WASHINGTON -- Gladiator season may have arrived in the fight for the Republican nomination.
Three days before the next Republican presidential debate, signs abound that some rivals of billionaire developer Donald Trump are taking aim at his decisive lead with attacks on his divisive rhetoric and vague policy.
"There will probably be more elbows thrown at that debate," Republican National Committee chairman Reince Priebus said Sunday on CNN's "State of the Union."
The field would narrow, he added: "There's not enough hard cash to go around to pay campaigns in these states in order to keep 17 candidates alive."
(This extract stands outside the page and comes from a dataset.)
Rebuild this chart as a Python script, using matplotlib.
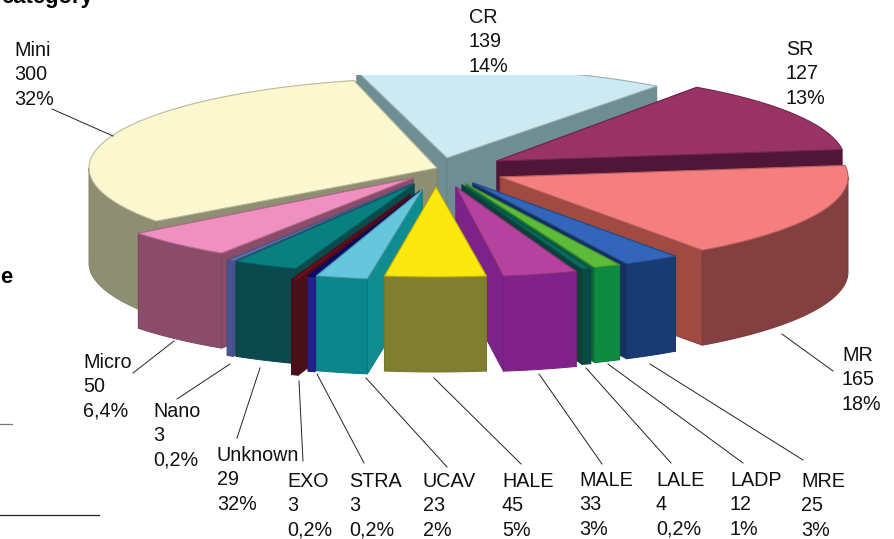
import numpy as np
import matplotlib
matplotlib.use("Agg")
import matplotlib.pyplot as plt
from matplotlib.patches import Polygon, Rectangle

plt.rcParams["font.family"] = ["Liberation Sans", "DejaVu Sans"]

# clockwise, beginning at the lower left of the pie
names = ["Mini", "CR", "SR", "MR", "MRE", "LADP", "LALE", "MALE", "HALE",
         "UCAV", "STRA", "EXO", "Unknown", "Nano", "Micro"]
counts = [300, 139, 127, 165, 25, 12, 4, 33, 45, 23, 3, 3, 29, 3, 50]
shares = ["32%", "14%", "13%", "18%", "3%", "1%", "0,2%", "3%", "5%",
          "2%", "0,2%", "0,2%", "32%", "0,2%", "6,4%"]

top_colors = ["#FBF7CE", "#CDE9F2", "#993366", "#F57F7F", "#3366BB", "#5DBB3A", "#0B6A5E",
              "#B5429F", "#FBE80F", "#66C6DC", "#0B0B70", "#6A0F20", "#088080", "#6070B0", "#F090C0"]
wall_colors = ["#8E8E72", "#6F8E93", "#561A40", "#843F40", "#1A3A72", "#0F8A42", "#0B4A42",
               "#80228A", "#807F30", "#0B868C", "#26208C", "#4A0F18", "#0A4A4C", "#4A5590", "#8A4C68"]
side_colors = ["#8E8E72", "#6F8E93", "#4F1638", "#A04A42", "#142F60", "#0C6A38", "#0A4038",
               "#7C2288", "#807F30", "#0F8C90", "#26208C", "#4A0F18", "#0A4A4C", "#4A5590", "#8A4C68"]

# where each exploded slice has its tip, and a small turn for the perspective
tips_x = [437, 447, 497, 500, 473, 466, 462, 456, 436, 422, 420, 410, 414, 411, 413]
tips_y = [168, 158, 161, 177, 183, 184, 185, 187, 187, 190, 191, 195, 184, 184, 178]
turn = [0.6, 1.8, 3.8, 3.8, 3.8, 3.8, 3.8, 3.8, 4.3, 3.8, 3.8, 3.8, 3.8, 3.8, 2.3]

START = 215.6
RX, RY, DEPTH = 348, 90, 95

label_pos = {"Mini": (14, 41), "CR": (469, 8), "SR": (786, 40), "MR": (842, 346), "Micro": (83, 353),
             "Nano": (153, 402), "Unknown": (217, 446), "EXO": (287, 472), "STRA": (349, 472),
             "UCAV": (423, 472), "HALE": (502, 472), "MALE": (579, 471), "LALE": (656, 471),
             "LADP": (730, 471), "MRE": (801, 472)}
leaders = [((52, 109), (113, 136)), ((133, 373), (174, 341)), ((177, 399), (230, 364)),
           ((237, 438), (260, 368)), ((303, 461), (299, 381)), ((364, 463), (317, 374)),
           ((447, 467), (366, 378)), ((521, 464), (434, 378)), ((602, 464), (539, 374)),
           ((671, 463), (586, 368)), ((743, 463), (608, 364)), ((803, 460), (650, 364)),
           ((833, 371), (782, 334))]

fig = plt.figure(figsize=(8.95, 5.39), dpi=100)
ax = fig.add_axes([0, 0, 1, 1])
ax.set_xlim(0, 895)
ax.set_ylim(539, 0)
ax.axis("off")


def shade(hexcolor, k=0.75):
    return tuple(c * k for c in matplotlib.colors.to_rgb(hexcolor))


def rim(cx, cy, t):
    t = np.radians(t)
    return np.column_stack([cx + RX * np.cos(t), cy - RY * np.sin(t)])


def draw_slice(i, a_hi, a_lo, z):
    cx, cy = tips_x[i], tips_y[i]
    tip = np.array([[cx, cy]])
    down = np.array([0, DEPTH])
    edge = shade(top_colors[i])
    line = dict(edgecolor=shade(wall_colors[i], 0.92), linewidth=0.7, joinstyle="round")

    # the two cut faces, the one further back first
    faces = []
    for a in (a_hi, a_lo):
        p = rim(cx, cy, np.array([a]))
        faces.append(np.vstack([tip, p, p + down, tip + down]))
    faces.sort(key=lambda f: f[:, 1].mean())
    for f in faces:
        ax.add_patch(Polygon(f, facecolor=side_colors[i], zorder=z, **line))

    # outer wall only where the rim faces the viewer
    if a_lo < 0 or a_hi > 180:
        lo = a_lo if a_lo < 0 else 180
        hi = a_hi if a_hi > 180 else min(a_hi, 0)
        ts = np.linspace(hi, lo, 60)
        arc = rim(cx, cy, ts)
        ax.add_patch(Polygon(np.vstack([arc, (arc + down)[::-1]]), facecolor=wall_colors[i], zorder=z, **line))

    ts = np.linspace(a_hi, a_lo, 80)
    ax.add_patch(Polygon(np.vstack([tip, rim(cx, cy, ts)]), facecolor=top_colors[i],
                         edgecolor=edge, linewidth=0.8, joinstyle="round", zorder=z))


spans = np.array(counts) / sum(counts) * 360
ends = START - np.cumsum(spans)
starts = ends + spans

# back slices first so the near ones overlap them
mids = np.radians((starts + ends + 2 * np.array(turn)) / 2)
order = np.argsort(-np.sin(mids))
for z, i in enumerate(order):
    draw_slice(i, starts[i] + turn[i], ends[i] + turn[i], 2 + z * 0.01)

# the pie is cut off flat along the top
ax.add_patch(Rectangle((0, 0), 895, 75, facecolor="white", edgecolor="none", zorder=3))

for a, b in leaders:
    ax.plot([a[0], b[0]], [a[1], b[1]], color="#222222", linewidth=0.7, zorder=4)

for name, n, pct in zip(names, counts, shares):
    x, y = label_pos[name]
    for k, s in enumerate([name, str(n), pct]):
        ax.text(x, y + k * 24.4, s, fontsize=14.2, color="#111111", ha="left", va="top", zorder=5)

# pieces of the surrounding page
ax.text(93, 3, "category", fontsize=15.8, fontweight="bold", ha="right", va="baseline", color="black", zorder=5)
ax.text(0, 283, "e", fontsize=15.8, fontweight="bold", ha="left", va="baseline", color="black", zorder=5)
ax.plot([0, 12], [424, 424], color="#777777", linewidth=0.9)
ax.plot([0, 99], [515, 515], color="#222222", linewidth=0.9)

fig.savefig("out.png", dpi=100)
From the campaign to cable television, some of Trump's rivals are testing ways to hobble his bid, since the mogul's own bombast and lack of policy details have not.
"Someone has to bring him down," Kentucky Sen. Rand Paul said last week. "I'm not going to sit quietly by and let the disaster that is Donald Trump become the nominee."
For all of the GOP hopefuls, the CNN debate Wednesday at the Ronald Reagan Presidential Library in Simi Valley, California, is the last chance for several weeks to claim the national spotlight. Pope Francis is poised to eclipse national politics with his tour of the hemisphere, football season begins and Congress faces serious decisions about whether to fund or close the government.
Over the weekend, Trump's rivals campaign-tested their approaches, which seemed aimed at his credibility and his smash-mouth style.
"Mr. Trump says that I can't speak Spanish," Jeb Bush, speaking Spanish, said Saturday in Miami. "Pobrecito (poor guy)."
And Carly Fiorina, whose face Trump ridiculed in a Rolling Stone interview, tried dismissal.
"Donald Trump is an entertainer," she told reporters in Dover, New Hampshire. Leadership is not "about how big your office is, it's not about how big your airplane, your helicopter or your ego is," she added in another appearance.